— start Exercise input —

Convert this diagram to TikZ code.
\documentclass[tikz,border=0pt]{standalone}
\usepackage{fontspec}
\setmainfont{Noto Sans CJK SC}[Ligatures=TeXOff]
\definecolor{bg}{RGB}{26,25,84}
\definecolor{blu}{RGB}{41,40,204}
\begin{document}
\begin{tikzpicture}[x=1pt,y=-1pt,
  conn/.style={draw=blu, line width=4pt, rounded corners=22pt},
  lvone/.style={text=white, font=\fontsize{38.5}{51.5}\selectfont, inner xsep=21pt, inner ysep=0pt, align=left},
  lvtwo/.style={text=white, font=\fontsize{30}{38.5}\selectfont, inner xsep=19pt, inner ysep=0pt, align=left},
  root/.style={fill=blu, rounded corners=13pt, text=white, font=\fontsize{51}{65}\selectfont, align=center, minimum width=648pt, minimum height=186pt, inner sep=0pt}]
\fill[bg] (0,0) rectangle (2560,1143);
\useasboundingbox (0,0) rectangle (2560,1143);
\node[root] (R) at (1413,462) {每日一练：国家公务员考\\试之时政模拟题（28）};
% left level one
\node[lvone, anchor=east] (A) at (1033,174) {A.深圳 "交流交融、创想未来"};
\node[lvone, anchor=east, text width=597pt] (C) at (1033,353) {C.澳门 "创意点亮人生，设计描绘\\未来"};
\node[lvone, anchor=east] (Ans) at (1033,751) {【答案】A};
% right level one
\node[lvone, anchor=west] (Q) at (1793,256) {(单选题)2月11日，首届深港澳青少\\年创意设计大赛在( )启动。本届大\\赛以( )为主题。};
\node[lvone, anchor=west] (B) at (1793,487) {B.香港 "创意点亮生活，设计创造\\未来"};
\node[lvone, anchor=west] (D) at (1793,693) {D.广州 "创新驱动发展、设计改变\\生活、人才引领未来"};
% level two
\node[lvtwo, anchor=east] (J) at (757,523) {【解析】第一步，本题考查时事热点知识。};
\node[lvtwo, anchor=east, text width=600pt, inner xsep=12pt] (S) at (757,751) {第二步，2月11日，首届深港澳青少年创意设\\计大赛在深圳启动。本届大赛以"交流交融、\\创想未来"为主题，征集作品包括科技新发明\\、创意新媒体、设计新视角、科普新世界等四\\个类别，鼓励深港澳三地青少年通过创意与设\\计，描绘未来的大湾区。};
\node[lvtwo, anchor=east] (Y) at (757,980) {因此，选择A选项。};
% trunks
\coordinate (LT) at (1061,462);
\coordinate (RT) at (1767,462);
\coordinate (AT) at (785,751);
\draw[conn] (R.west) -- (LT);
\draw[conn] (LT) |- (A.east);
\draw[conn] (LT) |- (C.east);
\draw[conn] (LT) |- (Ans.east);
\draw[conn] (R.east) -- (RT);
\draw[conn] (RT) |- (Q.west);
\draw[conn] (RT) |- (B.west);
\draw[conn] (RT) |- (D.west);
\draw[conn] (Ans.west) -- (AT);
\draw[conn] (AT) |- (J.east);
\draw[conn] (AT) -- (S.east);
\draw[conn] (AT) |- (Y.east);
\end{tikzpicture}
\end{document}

— end Exercise input —
— start Exercise input —

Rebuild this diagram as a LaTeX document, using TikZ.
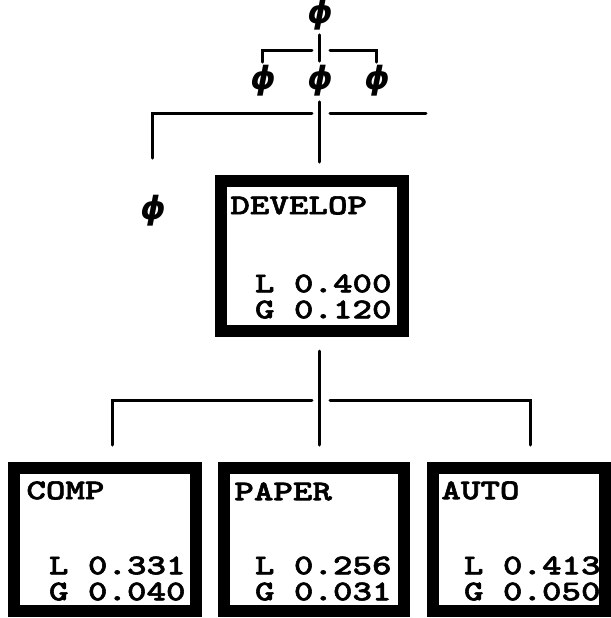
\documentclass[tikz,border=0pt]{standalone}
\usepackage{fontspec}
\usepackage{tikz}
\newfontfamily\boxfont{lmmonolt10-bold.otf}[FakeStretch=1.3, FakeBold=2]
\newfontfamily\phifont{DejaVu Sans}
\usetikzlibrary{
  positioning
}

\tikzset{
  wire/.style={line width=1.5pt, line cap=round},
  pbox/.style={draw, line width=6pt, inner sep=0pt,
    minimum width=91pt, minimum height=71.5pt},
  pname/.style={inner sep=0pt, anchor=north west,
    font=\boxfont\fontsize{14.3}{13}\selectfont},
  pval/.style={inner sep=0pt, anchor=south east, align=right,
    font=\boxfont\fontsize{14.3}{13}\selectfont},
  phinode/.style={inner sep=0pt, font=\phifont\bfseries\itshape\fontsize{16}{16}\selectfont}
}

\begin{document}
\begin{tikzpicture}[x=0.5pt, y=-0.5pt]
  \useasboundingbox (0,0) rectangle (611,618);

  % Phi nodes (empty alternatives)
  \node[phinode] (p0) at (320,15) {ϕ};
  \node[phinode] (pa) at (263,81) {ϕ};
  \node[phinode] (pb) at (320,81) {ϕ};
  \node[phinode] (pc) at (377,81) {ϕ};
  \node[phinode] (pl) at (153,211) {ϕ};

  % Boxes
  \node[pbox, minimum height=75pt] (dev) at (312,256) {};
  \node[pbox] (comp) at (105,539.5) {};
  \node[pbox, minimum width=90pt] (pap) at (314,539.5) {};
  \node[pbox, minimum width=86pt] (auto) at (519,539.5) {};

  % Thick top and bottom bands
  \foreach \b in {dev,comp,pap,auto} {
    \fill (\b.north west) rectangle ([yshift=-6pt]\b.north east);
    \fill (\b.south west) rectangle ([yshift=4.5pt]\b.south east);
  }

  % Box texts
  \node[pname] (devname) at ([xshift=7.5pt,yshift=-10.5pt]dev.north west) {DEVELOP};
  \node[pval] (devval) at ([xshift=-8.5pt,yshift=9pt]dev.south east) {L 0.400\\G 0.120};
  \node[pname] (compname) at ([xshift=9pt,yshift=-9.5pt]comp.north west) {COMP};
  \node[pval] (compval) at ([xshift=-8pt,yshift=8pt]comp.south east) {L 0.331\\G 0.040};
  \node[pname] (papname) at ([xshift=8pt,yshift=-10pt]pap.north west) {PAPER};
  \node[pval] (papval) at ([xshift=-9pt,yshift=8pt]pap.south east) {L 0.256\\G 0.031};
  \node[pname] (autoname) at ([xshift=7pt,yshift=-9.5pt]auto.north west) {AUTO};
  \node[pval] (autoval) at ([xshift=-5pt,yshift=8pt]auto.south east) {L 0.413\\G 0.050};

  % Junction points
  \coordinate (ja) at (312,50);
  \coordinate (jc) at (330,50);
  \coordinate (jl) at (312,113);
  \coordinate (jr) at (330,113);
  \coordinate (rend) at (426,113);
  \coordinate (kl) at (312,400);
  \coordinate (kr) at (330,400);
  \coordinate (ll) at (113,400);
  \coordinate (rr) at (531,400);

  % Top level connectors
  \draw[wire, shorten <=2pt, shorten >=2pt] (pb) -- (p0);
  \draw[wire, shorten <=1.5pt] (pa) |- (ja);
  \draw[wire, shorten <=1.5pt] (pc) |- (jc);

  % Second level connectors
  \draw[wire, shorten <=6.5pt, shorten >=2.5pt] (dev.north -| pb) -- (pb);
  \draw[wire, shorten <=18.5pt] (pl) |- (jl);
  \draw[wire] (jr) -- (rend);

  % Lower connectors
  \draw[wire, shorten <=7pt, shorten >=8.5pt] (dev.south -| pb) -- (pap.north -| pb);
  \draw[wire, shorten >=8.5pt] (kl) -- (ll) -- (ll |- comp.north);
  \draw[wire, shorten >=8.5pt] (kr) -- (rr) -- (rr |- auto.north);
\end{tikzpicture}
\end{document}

— end Exercise input —
— start Exercise input —

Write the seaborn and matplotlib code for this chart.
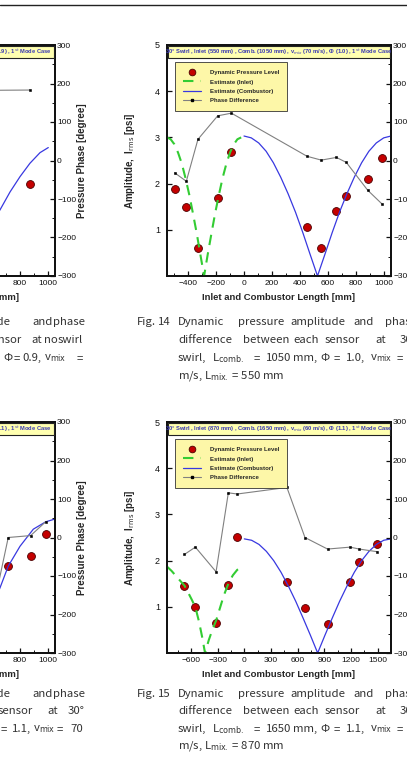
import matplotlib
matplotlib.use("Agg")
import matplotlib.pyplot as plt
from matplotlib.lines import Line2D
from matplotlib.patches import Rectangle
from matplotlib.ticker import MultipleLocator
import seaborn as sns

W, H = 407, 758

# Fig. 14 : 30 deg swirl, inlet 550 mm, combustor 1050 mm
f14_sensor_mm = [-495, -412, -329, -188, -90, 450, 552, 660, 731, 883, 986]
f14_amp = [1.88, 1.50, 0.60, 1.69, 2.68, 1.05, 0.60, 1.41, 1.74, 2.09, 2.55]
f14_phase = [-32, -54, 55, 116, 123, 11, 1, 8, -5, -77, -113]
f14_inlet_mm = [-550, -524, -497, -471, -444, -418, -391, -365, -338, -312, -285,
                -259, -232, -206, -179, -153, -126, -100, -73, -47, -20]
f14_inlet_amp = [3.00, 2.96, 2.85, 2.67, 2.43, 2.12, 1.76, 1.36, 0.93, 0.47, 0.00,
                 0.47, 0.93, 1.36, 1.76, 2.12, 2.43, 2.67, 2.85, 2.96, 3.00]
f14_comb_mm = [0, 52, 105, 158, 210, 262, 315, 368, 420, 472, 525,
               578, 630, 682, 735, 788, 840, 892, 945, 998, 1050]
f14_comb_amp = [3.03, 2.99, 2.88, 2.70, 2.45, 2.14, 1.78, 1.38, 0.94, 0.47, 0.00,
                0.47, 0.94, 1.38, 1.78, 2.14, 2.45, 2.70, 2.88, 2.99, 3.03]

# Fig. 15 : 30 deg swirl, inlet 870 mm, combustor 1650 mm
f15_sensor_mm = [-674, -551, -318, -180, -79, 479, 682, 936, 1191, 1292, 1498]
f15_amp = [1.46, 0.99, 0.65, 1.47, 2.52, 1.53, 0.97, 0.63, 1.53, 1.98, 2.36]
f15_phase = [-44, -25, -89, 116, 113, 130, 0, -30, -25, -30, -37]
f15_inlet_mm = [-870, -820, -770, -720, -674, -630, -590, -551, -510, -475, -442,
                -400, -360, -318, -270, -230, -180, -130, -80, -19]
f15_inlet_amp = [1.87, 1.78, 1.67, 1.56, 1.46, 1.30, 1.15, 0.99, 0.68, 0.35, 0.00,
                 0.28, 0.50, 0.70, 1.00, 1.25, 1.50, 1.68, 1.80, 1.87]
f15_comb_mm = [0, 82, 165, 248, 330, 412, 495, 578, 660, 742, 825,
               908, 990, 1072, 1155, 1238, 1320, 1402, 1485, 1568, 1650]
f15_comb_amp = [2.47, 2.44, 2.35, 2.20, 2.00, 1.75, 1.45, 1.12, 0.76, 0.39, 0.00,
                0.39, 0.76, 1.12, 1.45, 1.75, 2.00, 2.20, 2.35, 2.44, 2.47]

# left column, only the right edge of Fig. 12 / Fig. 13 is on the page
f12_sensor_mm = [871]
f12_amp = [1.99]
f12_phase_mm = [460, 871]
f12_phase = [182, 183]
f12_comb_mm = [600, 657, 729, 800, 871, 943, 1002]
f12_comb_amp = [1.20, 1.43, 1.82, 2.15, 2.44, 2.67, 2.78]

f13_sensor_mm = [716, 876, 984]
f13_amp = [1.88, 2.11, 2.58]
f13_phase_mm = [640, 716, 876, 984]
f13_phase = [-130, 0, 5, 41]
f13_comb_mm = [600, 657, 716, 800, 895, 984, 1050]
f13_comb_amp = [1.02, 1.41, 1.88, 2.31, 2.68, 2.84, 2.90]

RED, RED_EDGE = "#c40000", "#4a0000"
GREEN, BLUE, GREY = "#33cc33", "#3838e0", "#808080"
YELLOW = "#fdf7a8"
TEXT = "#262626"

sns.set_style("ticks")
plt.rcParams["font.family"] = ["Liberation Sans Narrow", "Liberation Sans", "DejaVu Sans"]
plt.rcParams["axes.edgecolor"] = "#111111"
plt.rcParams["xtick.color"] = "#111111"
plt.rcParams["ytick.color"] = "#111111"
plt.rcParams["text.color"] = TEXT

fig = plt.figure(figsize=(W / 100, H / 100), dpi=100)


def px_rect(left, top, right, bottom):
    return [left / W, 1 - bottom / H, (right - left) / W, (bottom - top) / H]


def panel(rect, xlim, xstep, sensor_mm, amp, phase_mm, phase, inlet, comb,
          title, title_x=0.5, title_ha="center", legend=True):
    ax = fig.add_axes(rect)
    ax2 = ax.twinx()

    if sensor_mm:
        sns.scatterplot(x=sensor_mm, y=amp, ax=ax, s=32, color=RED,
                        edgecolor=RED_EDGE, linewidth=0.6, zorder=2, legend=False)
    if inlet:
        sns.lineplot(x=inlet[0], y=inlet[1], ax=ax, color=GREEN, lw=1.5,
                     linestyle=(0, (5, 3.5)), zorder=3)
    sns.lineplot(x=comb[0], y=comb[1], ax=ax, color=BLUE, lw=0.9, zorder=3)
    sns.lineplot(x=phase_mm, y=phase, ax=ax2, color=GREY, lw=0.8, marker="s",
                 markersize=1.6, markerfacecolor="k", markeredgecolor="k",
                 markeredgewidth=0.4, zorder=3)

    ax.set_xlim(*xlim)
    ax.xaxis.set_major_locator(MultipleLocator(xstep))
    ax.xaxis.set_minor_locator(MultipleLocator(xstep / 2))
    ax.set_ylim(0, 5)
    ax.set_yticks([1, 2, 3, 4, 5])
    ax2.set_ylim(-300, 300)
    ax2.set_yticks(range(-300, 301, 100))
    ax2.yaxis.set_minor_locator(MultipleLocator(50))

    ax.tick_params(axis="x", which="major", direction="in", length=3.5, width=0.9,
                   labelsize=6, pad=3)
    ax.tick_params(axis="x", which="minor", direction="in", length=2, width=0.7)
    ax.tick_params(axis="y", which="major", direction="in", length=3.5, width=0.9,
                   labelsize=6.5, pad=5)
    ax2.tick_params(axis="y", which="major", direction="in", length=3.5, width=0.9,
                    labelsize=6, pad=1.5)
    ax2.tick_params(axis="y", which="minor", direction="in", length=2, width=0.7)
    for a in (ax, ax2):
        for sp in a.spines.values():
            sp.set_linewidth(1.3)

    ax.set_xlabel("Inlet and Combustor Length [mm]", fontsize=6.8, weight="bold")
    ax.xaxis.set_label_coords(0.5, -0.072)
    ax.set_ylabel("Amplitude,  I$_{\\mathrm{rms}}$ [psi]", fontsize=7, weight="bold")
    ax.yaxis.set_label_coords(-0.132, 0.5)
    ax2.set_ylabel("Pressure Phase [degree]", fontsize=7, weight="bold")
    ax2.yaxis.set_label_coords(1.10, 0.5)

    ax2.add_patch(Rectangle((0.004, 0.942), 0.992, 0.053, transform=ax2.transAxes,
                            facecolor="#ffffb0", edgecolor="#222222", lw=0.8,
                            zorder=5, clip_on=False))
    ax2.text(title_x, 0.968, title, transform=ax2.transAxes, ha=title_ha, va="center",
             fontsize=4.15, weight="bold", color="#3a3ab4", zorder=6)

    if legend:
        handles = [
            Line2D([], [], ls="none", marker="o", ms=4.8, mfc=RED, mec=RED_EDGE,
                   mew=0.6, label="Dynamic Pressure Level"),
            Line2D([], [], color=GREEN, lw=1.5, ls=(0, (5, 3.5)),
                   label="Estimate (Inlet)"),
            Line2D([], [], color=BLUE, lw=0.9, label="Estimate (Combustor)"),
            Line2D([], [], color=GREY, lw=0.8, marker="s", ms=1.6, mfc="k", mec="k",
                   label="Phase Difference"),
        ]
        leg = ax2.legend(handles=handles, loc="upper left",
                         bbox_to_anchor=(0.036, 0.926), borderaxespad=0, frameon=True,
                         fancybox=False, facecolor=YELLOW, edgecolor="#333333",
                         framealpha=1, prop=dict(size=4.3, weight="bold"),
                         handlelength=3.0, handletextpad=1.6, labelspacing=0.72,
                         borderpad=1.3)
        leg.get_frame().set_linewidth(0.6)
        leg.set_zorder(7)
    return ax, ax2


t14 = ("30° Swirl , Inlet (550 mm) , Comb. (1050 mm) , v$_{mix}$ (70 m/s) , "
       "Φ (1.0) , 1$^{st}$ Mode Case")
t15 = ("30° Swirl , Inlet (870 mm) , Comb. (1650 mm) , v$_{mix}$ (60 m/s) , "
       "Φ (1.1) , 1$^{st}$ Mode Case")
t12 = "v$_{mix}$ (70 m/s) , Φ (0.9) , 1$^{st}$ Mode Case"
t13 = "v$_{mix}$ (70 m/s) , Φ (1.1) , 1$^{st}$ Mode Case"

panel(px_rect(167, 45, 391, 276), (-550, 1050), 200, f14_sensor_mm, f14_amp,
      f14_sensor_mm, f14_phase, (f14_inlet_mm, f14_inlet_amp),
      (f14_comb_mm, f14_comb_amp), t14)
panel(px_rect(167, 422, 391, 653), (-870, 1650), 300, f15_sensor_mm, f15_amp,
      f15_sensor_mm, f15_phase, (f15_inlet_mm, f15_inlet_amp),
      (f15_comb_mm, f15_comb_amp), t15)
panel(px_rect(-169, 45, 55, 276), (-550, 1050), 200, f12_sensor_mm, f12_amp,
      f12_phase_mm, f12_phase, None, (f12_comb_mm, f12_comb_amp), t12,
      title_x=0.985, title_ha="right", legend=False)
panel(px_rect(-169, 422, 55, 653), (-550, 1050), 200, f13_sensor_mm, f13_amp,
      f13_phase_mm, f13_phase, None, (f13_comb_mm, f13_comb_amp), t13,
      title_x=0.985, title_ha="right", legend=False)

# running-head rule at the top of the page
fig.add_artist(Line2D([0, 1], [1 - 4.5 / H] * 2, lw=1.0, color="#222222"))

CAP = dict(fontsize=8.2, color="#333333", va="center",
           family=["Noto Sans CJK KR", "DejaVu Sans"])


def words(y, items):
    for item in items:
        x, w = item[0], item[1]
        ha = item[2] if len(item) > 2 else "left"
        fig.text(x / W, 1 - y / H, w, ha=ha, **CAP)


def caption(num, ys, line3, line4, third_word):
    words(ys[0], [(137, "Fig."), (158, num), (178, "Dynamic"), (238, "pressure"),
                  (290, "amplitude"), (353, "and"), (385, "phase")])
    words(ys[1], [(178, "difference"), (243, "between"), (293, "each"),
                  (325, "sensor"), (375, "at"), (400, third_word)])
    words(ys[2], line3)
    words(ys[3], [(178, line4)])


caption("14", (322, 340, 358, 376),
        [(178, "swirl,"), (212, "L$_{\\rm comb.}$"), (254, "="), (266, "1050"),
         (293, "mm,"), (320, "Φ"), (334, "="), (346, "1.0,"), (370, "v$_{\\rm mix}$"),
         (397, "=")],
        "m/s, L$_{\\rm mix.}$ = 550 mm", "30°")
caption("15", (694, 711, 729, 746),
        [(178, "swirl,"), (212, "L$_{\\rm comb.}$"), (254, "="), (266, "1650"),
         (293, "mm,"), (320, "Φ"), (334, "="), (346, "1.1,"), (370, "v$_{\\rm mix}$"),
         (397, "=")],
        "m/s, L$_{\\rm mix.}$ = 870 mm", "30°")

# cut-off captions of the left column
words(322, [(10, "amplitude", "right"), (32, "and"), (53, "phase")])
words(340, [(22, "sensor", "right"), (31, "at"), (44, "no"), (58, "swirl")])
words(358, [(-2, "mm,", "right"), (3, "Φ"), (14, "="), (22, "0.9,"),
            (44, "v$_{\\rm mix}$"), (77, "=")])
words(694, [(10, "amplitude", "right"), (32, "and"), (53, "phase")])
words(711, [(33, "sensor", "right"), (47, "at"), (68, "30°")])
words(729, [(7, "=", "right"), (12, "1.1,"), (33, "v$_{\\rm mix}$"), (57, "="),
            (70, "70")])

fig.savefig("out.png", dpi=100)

— end Exercise input —

Prompt -> Repeat only the lines from the one holding "Write the seaborn" to the one holding "W, H = 407, 758", both ends included, and drop the images.

Finished answer ->
Write the seaborn and matplotlib code for this chart.
import matplotlib
matplotlib.use("Agg")
import matplotlib.pyplot as plt
from matplotlib.lines import Line2D
from matplotlib.patches import Rectangle
from matplotlib.ticker import MultipleLocator
import seaborn as sns

W, H = 407, 758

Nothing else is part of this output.